Democrat Gaye Symington was unanimously re-elected to a second term as House Speaker because the Democrats enjoy a large majority in the chamber. Markowitz administered the oath of office to Symington:

(Markowitz) “That I will support the Constitution of the United States.”
(Symington) “That I will support the Constitution of the United States.”
(Markowitz) “So help me God.”
(Symington) “So help me God.”
(Markowitz) “Congratulations!”
(Syumington) “Thank you.”


(Kinzel) Symington said she wants the House to examine issues such as property tax reform with a long term, comprehensive approach:

(Symington) “Are we looking for transient fixes that will play well for an election season or are we taking a more fundamental look at what we ask of our public schools, how we deliver those services and whether we could do that more effectively and whether we can lower Vermont’s reliance of property as a measure of wealth in paying for schools?”

(Kinzel) Symington says this deliberate approach should also be used on other key issues:

(Symington) “As we consider how best to provide safe communities, do our actions provide only perceived incremental safety today or are we making investments that lower the rate of increase in crime and the rate of increase in the cost of our corrections system?”

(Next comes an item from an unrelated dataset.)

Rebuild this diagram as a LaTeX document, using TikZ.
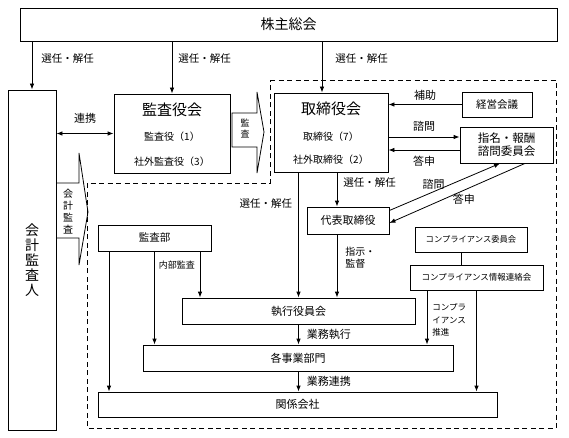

(Kinzel) Over in the Senate, Windham senator Peter Shumlin was elected as the president of the chamber. It’s a position that Shumlin held between 1997 and 2002.

Shumlin identified global warming as the top issue facing lawmakers. He wants Vermont to develop more renewable energy sources and he’s hoping to attract new high tech environmental companies to Vermont.

He also thinks it’s critical to expand high speed Internet access to every part of Vermont.

(Shumlin) “We all need to work together this session, in this biennium, to insist that we put together an implementation plan for high speed Internet access for every hill and every valley every main road and every back road rich and poor old and young.”

(Kinzel) Shumlin also says lawmakers have limited options in dealing with property tax reform this year.

(Shumlin) “I caution all of us not to over promise our constituents a quick and happy solution. For as long as school funding formulas have been recommended by the governor and passed by the Legislature, money has been raised by taxing some Vermonters and the proceeds have been handed out to other Vermonters. Unfortunately we do not have that option this time.”

(Kinzel) Both the House and Senate Education committees are expected to spend the first month of the session examining the specific factors that have led to higher school budgets in recent years.